This article walks through the mechanisms that let modern bridges achieve near-instant swaps, the trade-offs that remain intrinsic to any cross-chain design, and a practical decision framework for U.S. users who need a fast, secure, and composable cross-chain bridge. I draw on the operational record and feature set of an active protocol to illustrate real choices: audits and bug bounties, non-custodial liquidity routing, limit-order semantics across chains, and the costs of composability vs. simplicity.

How non-custodial, near-instant cross-chain swaps work (mechanism primer)
The simplest mental model: a bridge translates intent on chain A into an action on chain B while keeping custody and execution decentralized. There are two broad mechanisms that achieve this quickly.

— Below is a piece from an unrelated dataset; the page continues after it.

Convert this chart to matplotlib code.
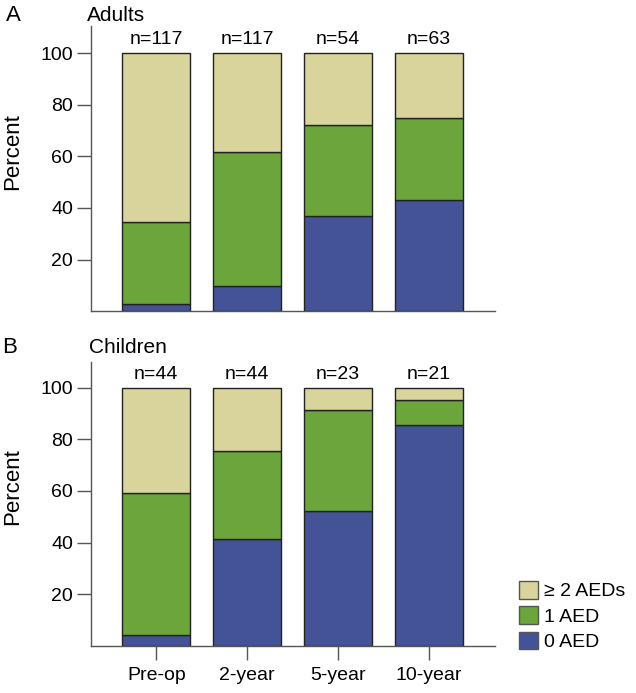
import numpy as np
import matplotlib
matplotlib.use('Agg')
import matplotlib.pyplot as plt
from matplotlib.patches import Patch

plt.rcParams['font.family'] = ['Liberation Sans', 'DejaVu Sans']

# data (percent)
timepoints = ['Pre-op', '2-year', '5-year', '10-year']
adults_n = [117, 117, 54, 63]
adults_0aed = [2.7, 9.8, 36.9, 42.9]
adults_1aed = [31.7, 51.8, 35.1, 31.8]
adults_2aed = [65.6, 38.4, 28.0, 25.3]

children_n = [44, 44, 23, 21]
children_0aed = [4.4, 41.3, 52.1, 85.6]
children_1aed = [54.7, 34.1, 39.2, 9.7]
children_2aed = [40.9, 24.6, 8.7, 4.7]

col_2 = '#d9d39c'
col_1 = '#6ba53c'
col_0 = '#445398'
axis_col = '#555555'

fig = plt.figure(figsize=(6.36, 6.93), dpi=100)
ax1 = fig.add_axes([0.143, 0.551, 0.635, 0.4115])
ax2 = fig.add_axes([0.143, 0.068, 0.635, 0.410])

x = np.arange(len(timepoints))


def draw_panel(ax, zero, one, two, ns, top):
	zero = np.array(zero)
	one = np.array(one)
	two = np.array(two)
	kw = dict(width=0.75, edgecolor='#222222', linewidth=1.0)
	ax.bar(x, zero, color=col_0, **kw)
	ax.bar(x, one, bottom=zero, color=col_1, **kw)
	ax.bar(x, two, bottom=zero + one, color=col_2, **kw)
	for xi, n in zip(x, ns):
		ax.text(xi, 101.8, 'n=%d' % n, ha='center', va='bottom', fontsize=14)
	ax.set_xlim(-0.72, 3.73)
	ax.set_ylim(0, top)
	ax.set_yticks([20, 40, 60, 80, 100])
	ax.tick_params(axis='y', length=10, width=1, color=axis_col, labelsize=14, pad=3)
	ax.set_ylabel('Percent', fontsize=16)
	ax.yaxis.set_label_coords(-0.168, 0.56)
	for s in ['top', 'right']:
		ax.spines[s].set_visible(False)
	for s in ['left', 'bottom']:
		ax.spines[s].set_color(axis_col)
		ax.spines[s].set_linewidth(1)


draw_panel(ax1, adults_0aed, adults_1aed, adults_2aed, adults_n, 110.5)
draw_panel(ax2, children_0aed, children_1aed, children_2aed, children_n, 110)

ax1.set_xticks([])
ax2.set_xticks(x)
ax2.set_xticklabels(timepoints, fontsize=14)
ax2.tick_params(axis='x', length=10, width=1, color=axis_col, pad=5)

fig.text(0.010, 0.978, 'A', fontsize=16, va='center', ha='left')
fig.text(0.137, 0.978, 'Adults', fontsize=15, va='center', ha='left')
fig.text(0.004, 0.499, 'B', fontsize=16, va='center', ha='left')
fig.text(0.140, 0.499, 'Children', fontsize=15, va='center', ha='left')

handles = [Patch(facecolor=col_2, edgecolor='#555555', label='\u2265 2 AEDs'),
	Patch(facecolor=col_1, edgecolor='#555555', label='1 AED'),
	Patch(facecolor=col_0, edgecolor='#555555', label='0 AED')]
ax2.legend(handles=handles, loc='lower left', bbox_to_anchor=(1.04, -0.045),
	frameon=False, fontsize=14, handlelength=1.0, handleheight=1.0,
	handletextpad=0.3, labelspacing=0.3, borderaxespad=0)

fig.savefig('out.png', dpi=100)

1) Liquidity-backed instant fulfillment. Instead of waiting for a lock-and-mint or a slow cross-chain proof, a bridge maintains pools of liquidity on multiple chains. When you swap, the bridge delivers the destination asset immediately from its local pool and settles the cross-chain bookkeeping asynchronously. This is effectively a short-term trust in protocol liquidity rather than a centralized custodian.
2) Fast cross-chain messaging and relayer networks. Protocols can optimize message finality and relay confirmation to coordinate near-instant settlement (sub-2-second median reported). That speed depends on the messaging layer, the set of validators/relayers, and the finality properties of the source and destination chains. Faster finality on the underlying chains plus optimized relaying reduces latency dramatically.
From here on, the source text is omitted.